• _MATERIAL PROVIDED_:
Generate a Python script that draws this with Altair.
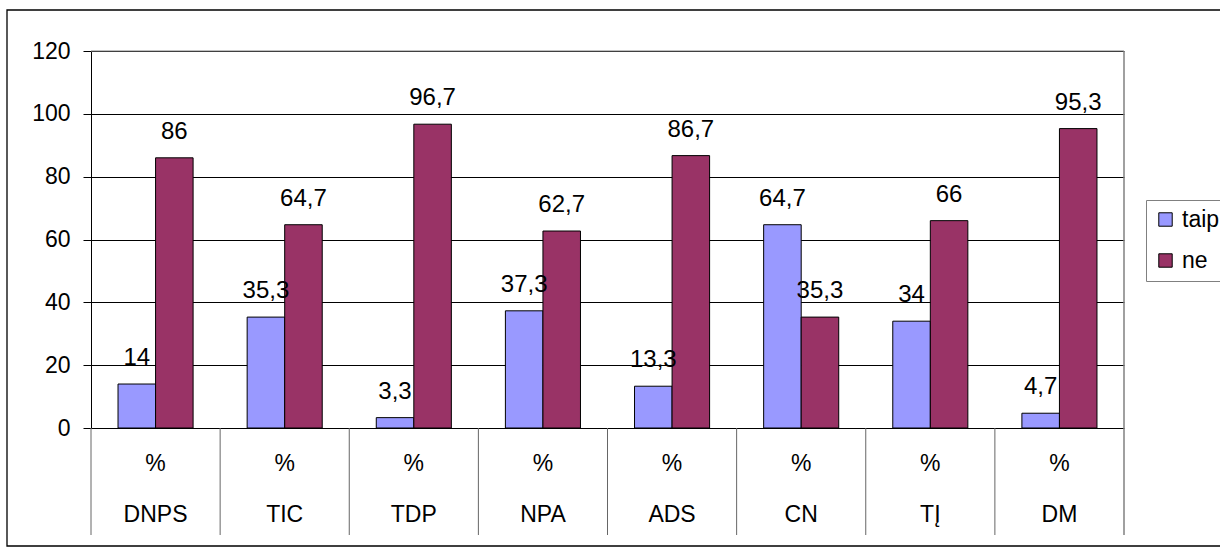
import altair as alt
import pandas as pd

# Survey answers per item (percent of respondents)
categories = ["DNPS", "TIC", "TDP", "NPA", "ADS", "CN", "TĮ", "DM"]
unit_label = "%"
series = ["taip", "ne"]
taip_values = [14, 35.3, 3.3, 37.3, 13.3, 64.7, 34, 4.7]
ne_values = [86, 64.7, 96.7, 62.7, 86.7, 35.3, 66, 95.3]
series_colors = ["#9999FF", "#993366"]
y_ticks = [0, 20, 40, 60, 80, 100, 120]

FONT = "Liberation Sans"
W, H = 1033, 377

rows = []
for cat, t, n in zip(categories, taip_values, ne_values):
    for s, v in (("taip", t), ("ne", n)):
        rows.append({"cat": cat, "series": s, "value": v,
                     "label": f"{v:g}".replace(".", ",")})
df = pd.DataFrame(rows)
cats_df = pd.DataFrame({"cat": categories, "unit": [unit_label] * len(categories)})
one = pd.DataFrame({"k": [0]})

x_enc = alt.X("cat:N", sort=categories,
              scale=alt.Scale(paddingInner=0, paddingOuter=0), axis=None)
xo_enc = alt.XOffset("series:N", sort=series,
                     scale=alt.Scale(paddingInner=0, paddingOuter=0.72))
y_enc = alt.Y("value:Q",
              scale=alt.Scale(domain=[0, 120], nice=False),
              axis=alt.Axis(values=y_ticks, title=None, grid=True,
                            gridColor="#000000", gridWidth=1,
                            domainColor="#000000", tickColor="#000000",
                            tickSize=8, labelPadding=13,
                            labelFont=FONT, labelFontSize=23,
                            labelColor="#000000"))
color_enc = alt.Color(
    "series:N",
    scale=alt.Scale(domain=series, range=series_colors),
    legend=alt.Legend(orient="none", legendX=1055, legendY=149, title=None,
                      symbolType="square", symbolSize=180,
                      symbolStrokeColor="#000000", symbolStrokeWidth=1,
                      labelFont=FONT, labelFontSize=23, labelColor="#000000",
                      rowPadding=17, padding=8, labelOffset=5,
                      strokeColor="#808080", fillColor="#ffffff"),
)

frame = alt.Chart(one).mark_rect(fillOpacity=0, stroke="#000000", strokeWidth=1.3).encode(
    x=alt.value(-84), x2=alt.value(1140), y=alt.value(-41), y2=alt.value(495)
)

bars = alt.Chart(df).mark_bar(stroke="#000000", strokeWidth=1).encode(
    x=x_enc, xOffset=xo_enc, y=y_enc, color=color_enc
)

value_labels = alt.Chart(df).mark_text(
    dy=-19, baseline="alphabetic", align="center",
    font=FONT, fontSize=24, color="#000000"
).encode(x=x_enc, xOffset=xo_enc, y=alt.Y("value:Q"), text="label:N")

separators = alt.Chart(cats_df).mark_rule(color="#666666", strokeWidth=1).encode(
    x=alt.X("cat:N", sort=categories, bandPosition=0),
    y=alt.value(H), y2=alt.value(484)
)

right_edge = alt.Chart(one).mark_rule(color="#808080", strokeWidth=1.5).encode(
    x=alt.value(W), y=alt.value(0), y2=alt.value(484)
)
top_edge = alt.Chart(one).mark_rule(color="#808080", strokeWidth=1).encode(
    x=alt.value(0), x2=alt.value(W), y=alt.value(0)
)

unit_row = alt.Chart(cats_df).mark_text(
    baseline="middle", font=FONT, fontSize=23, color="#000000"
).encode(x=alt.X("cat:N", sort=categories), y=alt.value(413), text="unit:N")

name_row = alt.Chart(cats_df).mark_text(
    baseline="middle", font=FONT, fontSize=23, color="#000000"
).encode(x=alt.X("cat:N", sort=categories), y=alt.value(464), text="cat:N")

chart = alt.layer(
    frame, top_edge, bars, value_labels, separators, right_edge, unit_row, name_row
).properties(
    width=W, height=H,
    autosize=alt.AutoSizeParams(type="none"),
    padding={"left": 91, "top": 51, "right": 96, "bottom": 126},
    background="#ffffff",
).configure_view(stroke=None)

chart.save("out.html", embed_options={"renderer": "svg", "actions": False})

• _WHAT THE TASK REQUIRES_: Repeat the listing verbatim. Skip the pictures.

• _FULL RESPONSE_:
Generate a Python script that draws this with Altair.
import altair as alt
import pandas as pd

# Survey answers per item (percent of respondents)
categories = ["DNPS", "TIC", "TDP", "NPA", "ADS", "CN", "TĮ", "DM"]
unit_label = "%"
series = ["taip", "ne"]
taip_values = [14, 35.3, 3.3, 37.3, 13.3, 64.7, 34, 4.7]
ne_values = [86, 64.7, 96.7, 62.7, 86.7, 35.3, 66, 95.3]
series_colors = ["#9999FF", "#993366"]
y_ticks = [0, 20, 40, 60, 80, 100, 120]

FONT = "Liberation Sans"
W, H = 1033, 377

rows = []
for cat, t, n in zip(categories, taip_values, ne_values):
    for s, v in (("taip", t), ("ne", n)):
        rows.append({"cat": cat, "series": s, "value": v,
                     "label": f"{v:g}".replace(".", ",")})
df = pd.DataFrame(rows)
cats_df = pd.DataFrame({"cat": categories, "unit": [unit_label] * len(categories)})
one = pd.DataFrame({"k": [0]})

x_enc = alt.X("cat:N", sort=categories,
              scale=alt.Scale(paddingInner=0, paddingOuter=0), axis=None)
xo_enc = alt.XOffset("series:N", sort=series,
                     scale=alt.Scale(paddingInner=0, paddingOuter=0.72))
y_enc = alt.Y("value:Q",
              scale=alt.Scale(domain=[0, 120], nice=False),
              axis=alt.Axis(values=y_ticks, title=None, grid=True,
                            gridColor="#000000", gridWidth=1,
                            domainColor="#000000", tickColor="#000000",
                            tickSize=8, labelPadding=13,
                            labelFont=FONT, labelFontSize=23,
                            labelColor="#000000"))
color_enc = alt.Color(
    "series:N",
    scale=alt.Scale(domain=series, range=series_colors),
    legend=alt.Legend(orient="none", legendX=1055, legendY=149, title=None,
                      symbolType="square", symbolSize=180,
                      symbolStrokeColor="#000000", symbolStrokeWidth=1,
                      labelFont=FONT, labelFontSize=23, labelColor="#000000",
                      rowPadding=17, padding=8, labelOffset=5,
                      strokeColor="#808080", fillColor="#ffffff"),
)

frame = alt.Chart(one).mark_rect(fillOpacity=0, stroke="#000000", strokeWidth=1.3).encode(
    x=alt.value(-84), x2=alt.value(1140), y=alt.value(-41), y2=alt.value(495)
)

bars = alt.Chart(df).mark_bar(stroke="#000000", strokeWidth=1).encode(
    x=x_enc, xOffset=xo_enc, y=y_enc, color=color_enc
)

value_labels = alt.Chart(df).mark_text(
    dy=-19, baseline="alphabetic", align="center",
    font=FONT, fontSize=24, color="#000000"
).encode(x=x_enc, xOffset=xo_enc, y=alt.Y("value:Q"), text="label:N")

separators = alt.Chart(cats_df).mark_rule(color="#666666", strokeWidth=1).encode(
    x=alt.X("cat:N", sort=categories, bandPosition=0),
    y=alt.value(H), y2=alt.value(484)
)

right_edge = alt.Chart(one).mark_rule(color="#808080", strokeWidth=1.5).encode(
    x=alt.value(W), y=alt.value(0), y2=alt.value(484)
)
top_edge = alt.Chart(one).mark_rule(color="#808080", strokeWidth=1).encode(
    x=alt.value(0), x2=alt.value(W), y=alt.value(0)
)

unit_row = alt.Chart(cats_df).mark_text(
    baseline="middle", font=FONT, fontSize=23, color="#000000"
).encode(x=alt.X("cat:N", sort=categories), y=alt.value(413), text="unit:N")

name_row = alt.Chart(cats_df).mark_text(
    baseline="middle", font=FONT, fontSize=23, color="#000000"
).encode(x=alt.X("cat:N", sort=categories), y=alt.value(464), text="cat:N")

chart = alt.layer(
    frame, top_edge, bars, value_labels, separators, right_edge, unit_row, name_row
).properties(
    width=W, height=H,
    autosize=alt.AutoSizeParams(type="none"),
    padding={"left": 91, "top": 51, "right": 96, "bottom": 126},
    background="#ffffff",
).configure_view(stroke=None)

chart.save("out.html", embed_options={"renderer": "svg", "actions": False})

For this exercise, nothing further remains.